> _Extracted information_
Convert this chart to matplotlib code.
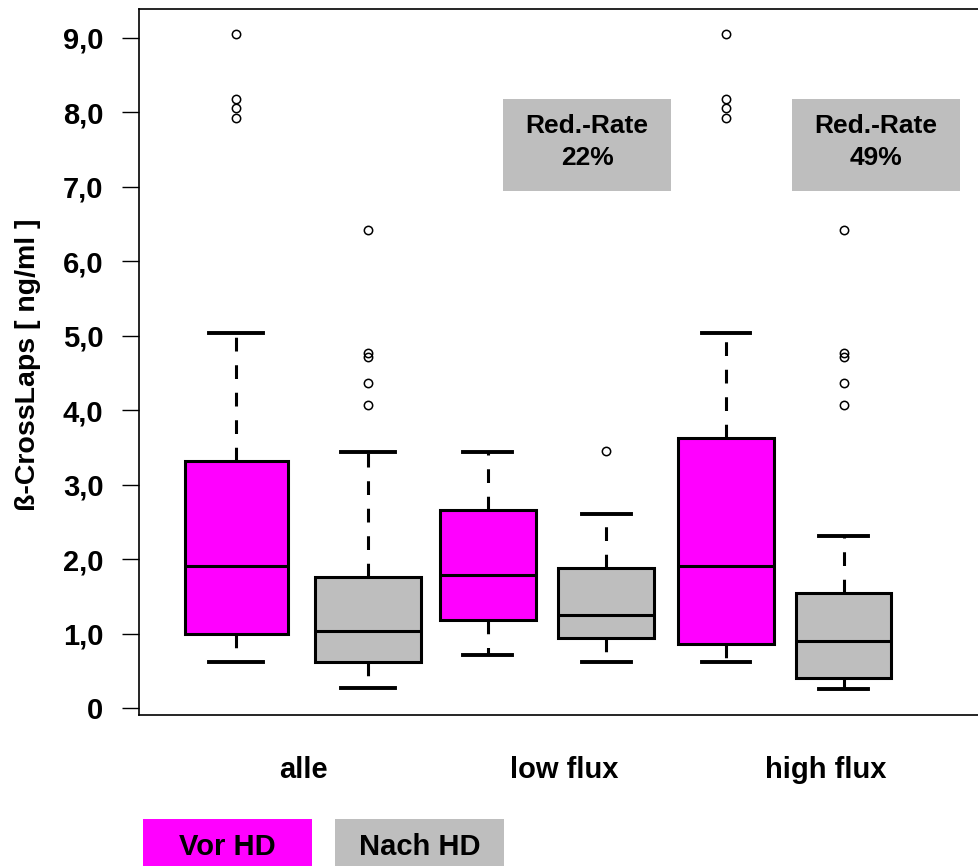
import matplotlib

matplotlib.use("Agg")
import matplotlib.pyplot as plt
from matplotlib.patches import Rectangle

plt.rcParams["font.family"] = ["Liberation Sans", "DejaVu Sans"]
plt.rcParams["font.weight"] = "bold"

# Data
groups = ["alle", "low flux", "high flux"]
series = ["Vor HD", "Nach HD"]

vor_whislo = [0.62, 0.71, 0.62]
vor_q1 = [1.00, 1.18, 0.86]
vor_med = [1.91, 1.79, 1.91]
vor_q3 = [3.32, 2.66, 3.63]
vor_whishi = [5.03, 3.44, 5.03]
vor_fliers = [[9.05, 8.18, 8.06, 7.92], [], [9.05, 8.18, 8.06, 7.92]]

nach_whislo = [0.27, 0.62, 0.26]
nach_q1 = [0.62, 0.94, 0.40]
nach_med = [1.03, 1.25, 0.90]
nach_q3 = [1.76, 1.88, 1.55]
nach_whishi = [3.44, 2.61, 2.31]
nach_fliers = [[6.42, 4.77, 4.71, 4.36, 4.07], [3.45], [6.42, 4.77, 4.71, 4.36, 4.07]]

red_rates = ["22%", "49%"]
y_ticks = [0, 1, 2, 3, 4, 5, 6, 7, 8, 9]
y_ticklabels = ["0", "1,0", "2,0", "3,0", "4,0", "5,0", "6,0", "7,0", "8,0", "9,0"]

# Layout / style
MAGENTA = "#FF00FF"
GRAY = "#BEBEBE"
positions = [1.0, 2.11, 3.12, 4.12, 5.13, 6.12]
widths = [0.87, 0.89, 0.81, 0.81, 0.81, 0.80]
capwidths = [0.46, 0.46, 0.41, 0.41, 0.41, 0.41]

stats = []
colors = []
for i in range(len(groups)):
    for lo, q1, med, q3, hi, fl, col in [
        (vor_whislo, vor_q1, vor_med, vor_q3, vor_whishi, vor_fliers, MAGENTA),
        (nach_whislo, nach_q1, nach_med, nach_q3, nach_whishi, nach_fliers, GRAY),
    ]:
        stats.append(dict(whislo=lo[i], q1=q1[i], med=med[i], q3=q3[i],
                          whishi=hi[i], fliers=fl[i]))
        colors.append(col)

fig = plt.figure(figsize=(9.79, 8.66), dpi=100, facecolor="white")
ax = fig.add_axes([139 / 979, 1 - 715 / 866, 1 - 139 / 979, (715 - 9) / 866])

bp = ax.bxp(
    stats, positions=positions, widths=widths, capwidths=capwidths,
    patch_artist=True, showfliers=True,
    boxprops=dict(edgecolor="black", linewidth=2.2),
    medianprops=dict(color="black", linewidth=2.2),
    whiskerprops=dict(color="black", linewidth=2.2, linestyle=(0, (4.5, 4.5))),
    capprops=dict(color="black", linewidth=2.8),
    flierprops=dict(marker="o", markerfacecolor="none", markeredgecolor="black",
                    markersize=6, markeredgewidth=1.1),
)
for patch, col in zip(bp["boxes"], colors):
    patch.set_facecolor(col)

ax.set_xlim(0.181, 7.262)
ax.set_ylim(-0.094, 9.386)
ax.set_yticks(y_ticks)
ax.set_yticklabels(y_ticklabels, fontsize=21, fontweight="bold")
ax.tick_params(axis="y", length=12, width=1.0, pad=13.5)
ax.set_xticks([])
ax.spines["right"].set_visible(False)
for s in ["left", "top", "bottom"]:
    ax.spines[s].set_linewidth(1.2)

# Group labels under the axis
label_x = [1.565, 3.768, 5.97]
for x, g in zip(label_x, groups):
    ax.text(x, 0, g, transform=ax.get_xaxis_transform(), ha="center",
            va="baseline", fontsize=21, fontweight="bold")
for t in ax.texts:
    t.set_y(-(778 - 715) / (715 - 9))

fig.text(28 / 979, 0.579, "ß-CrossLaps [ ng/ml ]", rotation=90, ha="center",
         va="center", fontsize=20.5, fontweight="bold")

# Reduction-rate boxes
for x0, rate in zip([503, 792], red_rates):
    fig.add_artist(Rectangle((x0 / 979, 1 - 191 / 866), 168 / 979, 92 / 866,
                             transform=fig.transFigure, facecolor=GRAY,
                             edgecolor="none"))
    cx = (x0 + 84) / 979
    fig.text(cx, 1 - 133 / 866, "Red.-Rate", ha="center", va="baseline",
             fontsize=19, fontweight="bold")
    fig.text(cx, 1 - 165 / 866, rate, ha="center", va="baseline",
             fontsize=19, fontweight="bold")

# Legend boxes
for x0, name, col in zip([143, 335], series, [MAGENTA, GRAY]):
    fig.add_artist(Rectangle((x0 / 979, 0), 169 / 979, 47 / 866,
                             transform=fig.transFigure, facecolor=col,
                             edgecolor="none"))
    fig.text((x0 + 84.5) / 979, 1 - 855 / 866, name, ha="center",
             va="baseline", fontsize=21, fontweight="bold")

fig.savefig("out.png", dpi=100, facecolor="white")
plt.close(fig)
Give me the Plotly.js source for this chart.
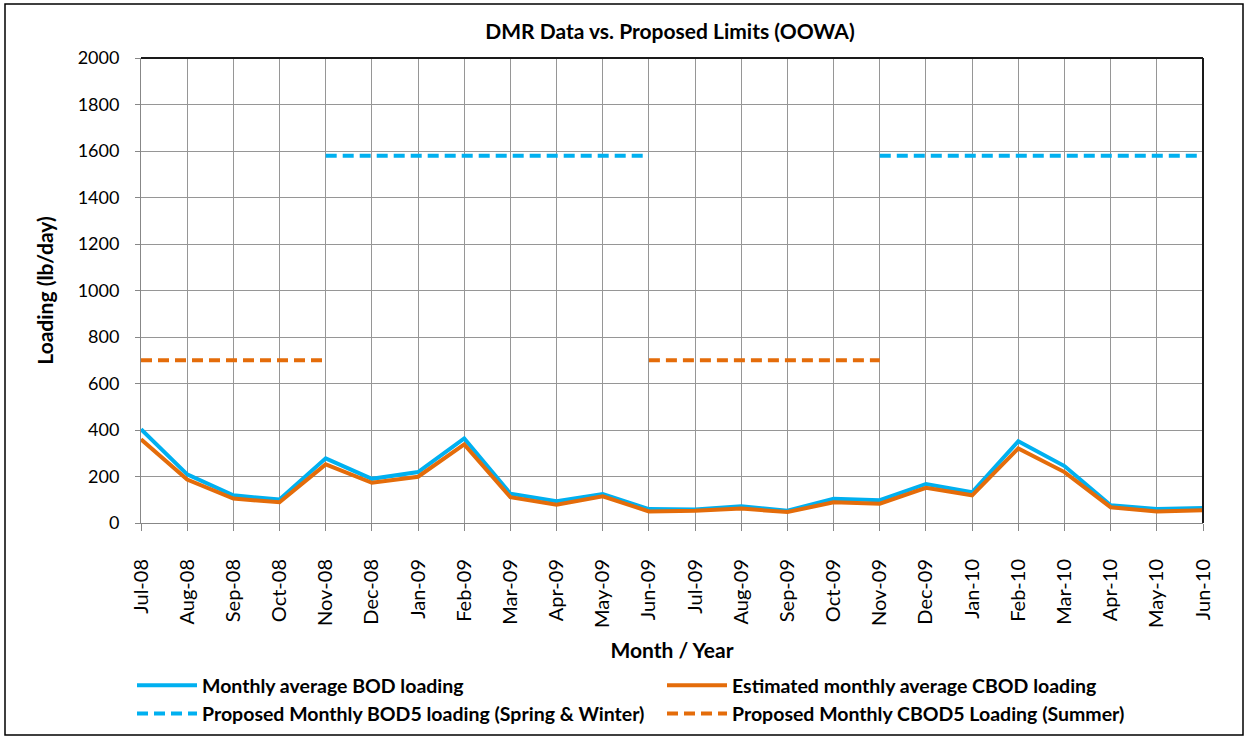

...

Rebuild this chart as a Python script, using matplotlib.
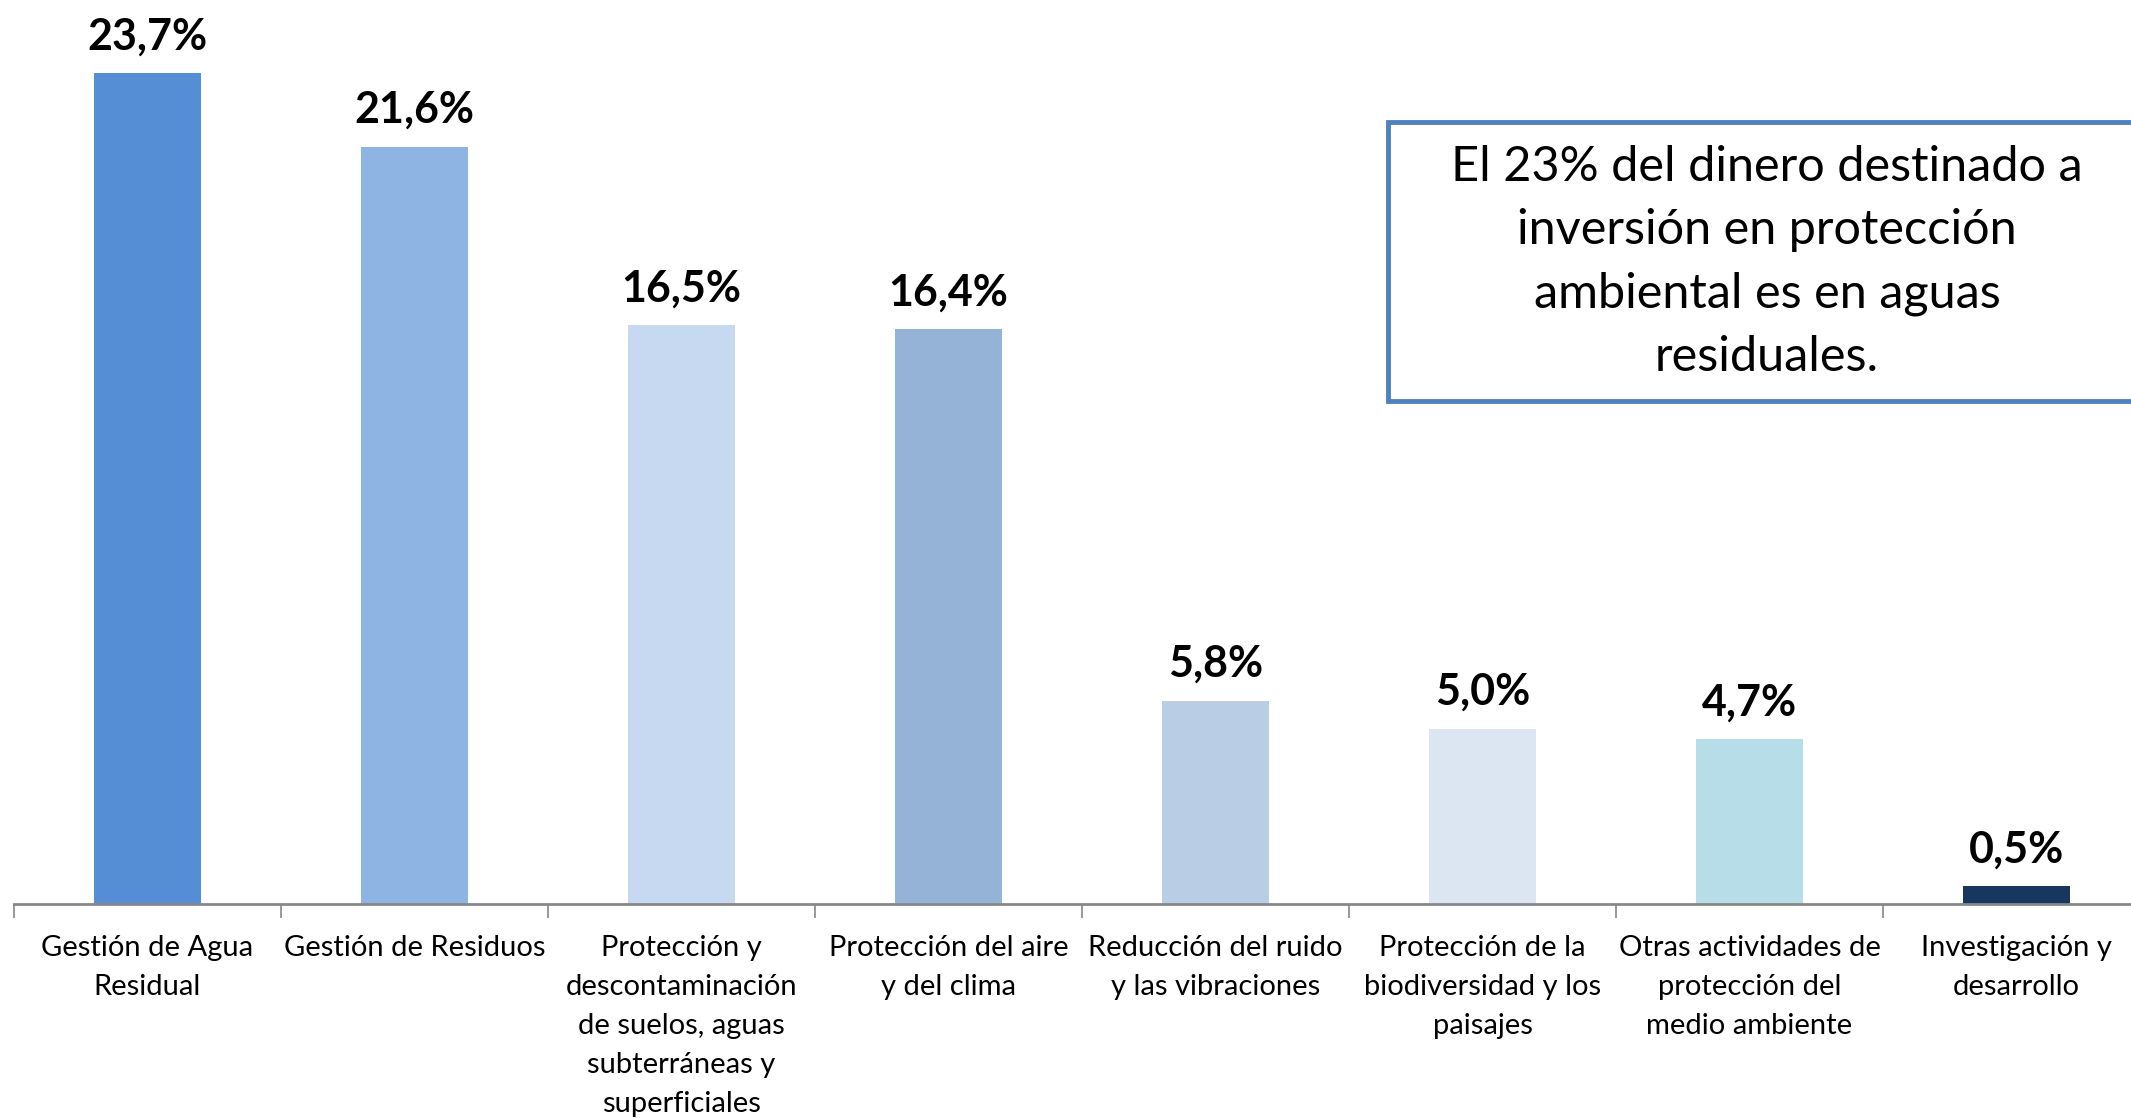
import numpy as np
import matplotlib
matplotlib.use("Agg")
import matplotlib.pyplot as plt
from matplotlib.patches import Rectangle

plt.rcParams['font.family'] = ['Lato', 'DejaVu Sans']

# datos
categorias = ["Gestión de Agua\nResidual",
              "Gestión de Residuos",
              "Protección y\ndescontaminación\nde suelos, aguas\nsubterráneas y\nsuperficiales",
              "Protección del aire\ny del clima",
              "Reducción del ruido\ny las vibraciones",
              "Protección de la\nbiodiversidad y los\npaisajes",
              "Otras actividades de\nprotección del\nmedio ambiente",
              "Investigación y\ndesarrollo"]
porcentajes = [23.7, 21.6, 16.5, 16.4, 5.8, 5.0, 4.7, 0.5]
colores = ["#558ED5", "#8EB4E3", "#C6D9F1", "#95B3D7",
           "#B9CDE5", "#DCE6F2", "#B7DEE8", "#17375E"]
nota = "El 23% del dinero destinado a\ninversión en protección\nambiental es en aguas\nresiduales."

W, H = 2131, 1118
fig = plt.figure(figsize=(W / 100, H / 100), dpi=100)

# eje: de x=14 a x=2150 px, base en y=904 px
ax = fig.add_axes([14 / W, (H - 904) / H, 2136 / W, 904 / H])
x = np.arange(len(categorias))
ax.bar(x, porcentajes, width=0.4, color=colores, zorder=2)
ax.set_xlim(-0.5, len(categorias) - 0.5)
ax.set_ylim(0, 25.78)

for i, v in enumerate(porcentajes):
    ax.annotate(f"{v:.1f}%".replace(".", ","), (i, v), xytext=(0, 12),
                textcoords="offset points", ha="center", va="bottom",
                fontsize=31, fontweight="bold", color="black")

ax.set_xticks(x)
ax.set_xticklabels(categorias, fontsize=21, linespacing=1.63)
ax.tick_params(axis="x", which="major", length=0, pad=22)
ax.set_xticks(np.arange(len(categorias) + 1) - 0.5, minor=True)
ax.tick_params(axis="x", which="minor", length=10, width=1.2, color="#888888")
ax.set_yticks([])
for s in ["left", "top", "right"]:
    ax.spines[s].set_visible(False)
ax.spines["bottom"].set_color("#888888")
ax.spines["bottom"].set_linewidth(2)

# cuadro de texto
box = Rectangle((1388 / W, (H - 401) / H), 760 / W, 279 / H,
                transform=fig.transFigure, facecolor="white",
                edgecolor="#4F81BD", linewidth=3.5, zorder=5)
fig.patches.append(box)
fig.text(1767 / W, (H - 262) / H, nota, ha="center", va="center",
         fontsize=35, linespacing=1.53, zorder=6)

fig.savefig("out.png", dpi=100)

* * *

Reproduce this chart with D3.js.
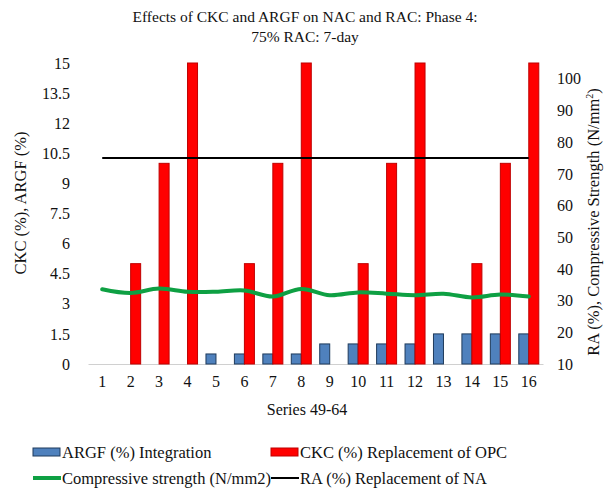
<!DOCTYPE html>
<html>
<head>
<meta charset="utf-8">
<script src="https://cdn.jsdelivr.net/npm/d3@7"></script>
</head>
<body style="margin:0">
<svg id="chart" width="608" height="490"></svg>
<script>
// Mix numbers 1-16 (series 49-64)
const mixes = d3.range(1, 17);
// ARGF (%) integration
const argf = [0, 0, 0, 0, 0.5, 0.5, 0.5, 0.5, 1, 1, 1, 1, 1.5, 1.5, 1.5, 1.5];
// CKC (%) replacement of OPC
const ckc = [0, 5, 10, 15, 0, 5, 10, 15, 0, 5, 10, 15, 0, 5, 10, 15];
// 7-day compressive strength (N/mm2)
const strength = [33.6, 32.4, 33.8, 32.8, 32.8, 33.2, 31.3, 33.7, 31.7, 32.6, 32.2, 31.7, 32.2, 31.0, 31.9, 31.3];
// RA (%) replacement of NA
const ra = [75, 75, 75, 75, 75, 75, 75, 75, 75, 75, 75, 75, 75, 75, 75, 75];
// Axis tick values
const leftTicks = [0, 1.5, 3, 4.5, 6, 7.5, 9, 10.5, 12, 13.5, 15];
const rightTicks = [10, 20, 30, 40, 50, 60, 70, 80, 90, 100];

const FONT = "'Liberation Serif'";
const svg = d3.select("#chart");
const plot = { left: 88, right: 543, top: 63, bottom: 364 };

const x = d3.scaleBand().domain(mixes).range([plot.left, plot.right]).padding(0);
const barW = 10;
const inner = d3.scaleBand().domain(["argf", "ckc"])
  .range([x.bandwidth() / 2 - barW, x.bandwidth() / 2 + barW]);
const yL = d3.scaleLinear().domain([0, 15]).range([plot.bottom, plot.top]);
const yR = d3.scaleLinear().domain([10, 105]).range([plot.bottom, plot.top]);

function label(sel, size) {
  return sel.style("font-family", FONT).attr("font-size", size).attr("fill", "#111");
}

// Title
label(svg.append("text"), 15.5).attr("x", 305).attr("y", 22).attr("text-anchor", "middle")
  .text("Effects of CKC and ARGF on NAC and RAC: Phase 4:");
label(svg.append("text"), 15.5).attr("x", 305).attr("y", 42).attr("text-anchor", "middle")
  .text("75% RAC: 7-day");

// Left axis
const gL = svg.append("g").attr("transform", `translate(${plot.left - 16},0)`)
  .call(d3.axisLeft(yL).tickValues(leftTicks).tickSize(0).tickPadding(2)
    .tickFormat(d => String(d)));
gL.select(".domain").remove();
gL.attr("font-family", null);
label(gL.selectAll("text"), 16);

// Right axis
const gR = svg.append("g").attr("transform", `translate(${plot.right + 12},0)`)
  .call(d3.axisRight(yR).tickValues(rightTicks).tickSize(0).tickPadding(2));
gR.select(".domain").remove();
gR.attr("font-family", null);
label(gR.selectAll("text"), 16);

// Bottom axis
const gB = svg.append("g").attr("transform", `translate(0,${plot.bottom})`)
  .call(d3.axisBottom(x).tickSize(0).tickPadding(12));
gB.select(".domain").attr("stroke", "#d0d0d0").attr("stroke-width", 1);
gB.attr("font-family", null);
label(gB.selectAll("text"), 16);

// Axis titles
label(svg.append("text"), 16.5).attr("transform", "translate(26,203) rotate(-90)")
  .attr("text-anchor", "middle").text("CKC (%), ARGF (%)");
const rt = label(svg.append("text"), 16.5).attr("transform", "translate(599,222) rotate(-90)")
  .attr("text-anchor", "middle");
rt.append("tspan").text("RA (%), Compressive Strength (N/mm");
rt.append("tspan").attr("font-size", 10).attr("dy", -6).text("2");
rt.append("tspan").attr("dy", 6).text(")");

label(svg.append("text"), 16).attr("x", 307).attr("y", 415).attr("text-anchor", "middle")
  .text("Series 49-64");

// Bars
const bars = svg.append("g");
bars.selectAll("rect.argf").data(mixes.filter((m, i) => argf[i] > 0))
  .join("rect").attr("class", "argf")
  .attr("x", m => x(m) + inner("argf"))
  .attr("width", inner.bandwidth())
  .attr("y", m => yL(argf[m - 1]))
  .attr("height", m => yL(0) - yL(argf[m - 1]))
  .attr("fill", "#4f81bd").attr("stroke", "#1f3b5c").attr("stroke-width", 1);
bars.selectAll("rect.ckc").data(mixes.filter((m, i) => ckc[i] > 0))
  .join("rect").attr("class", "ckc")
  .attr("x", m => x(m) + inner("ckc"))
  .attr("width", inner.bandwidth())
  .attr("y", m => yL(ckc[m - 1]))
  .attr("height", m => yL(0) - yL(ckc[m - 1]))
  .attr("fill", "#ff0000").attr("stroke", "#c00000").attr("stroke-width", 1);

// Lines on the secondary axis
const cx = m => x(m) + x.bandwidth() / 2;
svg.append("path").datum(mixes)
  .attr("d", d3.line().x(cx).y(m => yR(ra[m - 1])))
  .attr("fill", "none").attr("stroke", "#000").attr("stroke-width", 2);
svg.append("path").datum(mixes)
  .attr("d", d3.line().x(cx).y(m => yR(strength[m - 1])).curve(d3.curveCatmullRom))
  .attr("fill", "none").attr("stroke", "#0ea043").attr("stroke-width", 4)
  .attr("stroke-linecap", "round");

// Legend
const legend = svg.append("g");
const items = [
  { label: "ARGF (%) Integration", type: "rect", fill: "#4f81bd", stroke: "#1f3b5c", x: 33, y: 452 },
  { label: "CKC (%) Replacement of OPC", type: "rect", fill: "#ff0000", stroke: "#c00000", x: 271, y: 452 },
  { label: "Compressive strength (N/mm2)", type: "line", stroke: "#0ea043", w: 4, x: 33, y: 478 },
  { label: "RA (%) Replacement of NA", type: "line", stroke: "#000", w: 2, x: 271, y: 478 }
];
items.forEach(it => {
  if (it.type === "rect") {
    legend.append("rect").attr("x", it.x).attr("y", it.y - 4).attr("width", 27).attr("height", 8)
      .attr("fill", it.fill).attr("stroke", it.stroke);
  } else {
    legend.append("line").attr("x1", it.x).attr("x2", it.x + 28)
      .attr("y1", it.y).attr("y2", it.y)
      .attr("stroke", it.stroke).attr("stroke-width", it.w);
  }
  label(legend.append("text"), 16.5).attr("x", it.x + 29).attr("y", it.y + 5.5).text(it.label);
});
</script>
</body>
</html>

> _The task_
Omit all pictures, then copy the lines between the ones holding "Convert this chart to matplotlib code." and "ax = fig.add_axes([139", inclusive.

> _Expected answer_
Convert this chart to matplotlib code.
import matplotlib

matplotlib.use("Agg")
import matplotlib.pyplot as plt
from matplotlib.patches import Rectangle

plt.rcParams["font.family"] = ["Liberation Sans", "DejaVu Sans"]
plt.rcParams["font.weight"] = "bold"

# Data
groups = ["alle", "low flux", "high flux"]
series = ["Vor HD", "Nach HD"]

vor_whislo = [0.62, 0.71, 0.62]
vor_q1 = [1.00, 1.18, 0.86]
vor_med = [1.91, 1.79, 1.91]
vor_q3 = [3.32, 2.66, 3.63]
vor_whishi = [5.03, 3.44, 5.03]
vor_fliers = [[9.05, 8.18, 8.06, 7.92], [], [9.05, 8.18, 8.06, 7.92]]

nach_whislo = [0.27, 0.62, 0.26]
nach_q1 = [0.62, 0.94, 0.40]
nach_med = [1.03, 1.25, 0.90]
nach_q3 = [1.76, 1.88, 1.55]
nach_whishi = [3.44, 2.61, 2.31]
nach_fliers = [[6.42, 4.77, 4.71, 4.36, 4.07], [3.45], [6.42, 4.77, 4.71, 4.36, 4.07]]

red_rates = ["22%", "49%"]
y_ticks = [0, 1, 2, 3, 4, 5, 6, 7, 8, 9]
y_ticklabels = ["0", "1,0", "2,0", "3,0", "4,0", "5,0", "6,0", "7,0", "8,0", "9,0"]

# Layout / style
MAGENTA = "#FF00FF"
GRAY = "#BEBEBE"
positions = [1.0, 2.11, 3.12, 4.12, 5.13, 6.12]
widths = [0.87, 0.89, 0.81, 0.81, 0.81, 0.80]
capwidths = [0.46, 0.46, 0.41, 0.41, 0.41, 0.41]

stats = []
colors = []
for i in range(len(groups)):
    for lo, q1, med, q3, hi, fl, col in [
        (vor_whislo, vor_q1, vor_med, vor_q3, vor_whishi, vor_fliers, MAGENTA),
        (nach_whislo, nach_q1, nach_med, nach_q3, nach_whishi, nach_fliers, GRAY),
    ]:
        stats.append(dict(whislo=lo[i], q1=q1[i], med=med[i], q3=q3[i],
                          whishi=hi[i], fliers=fl[i]))
        colors.append(col)

fig = plt.figure(figsize=(9.79, 8.66), dpi=100, facecolor="white")
ax = fig.add_axes([139 / 979, 1 - 715 / 866, 1 - 139 / 979, (715 - 9) / 866])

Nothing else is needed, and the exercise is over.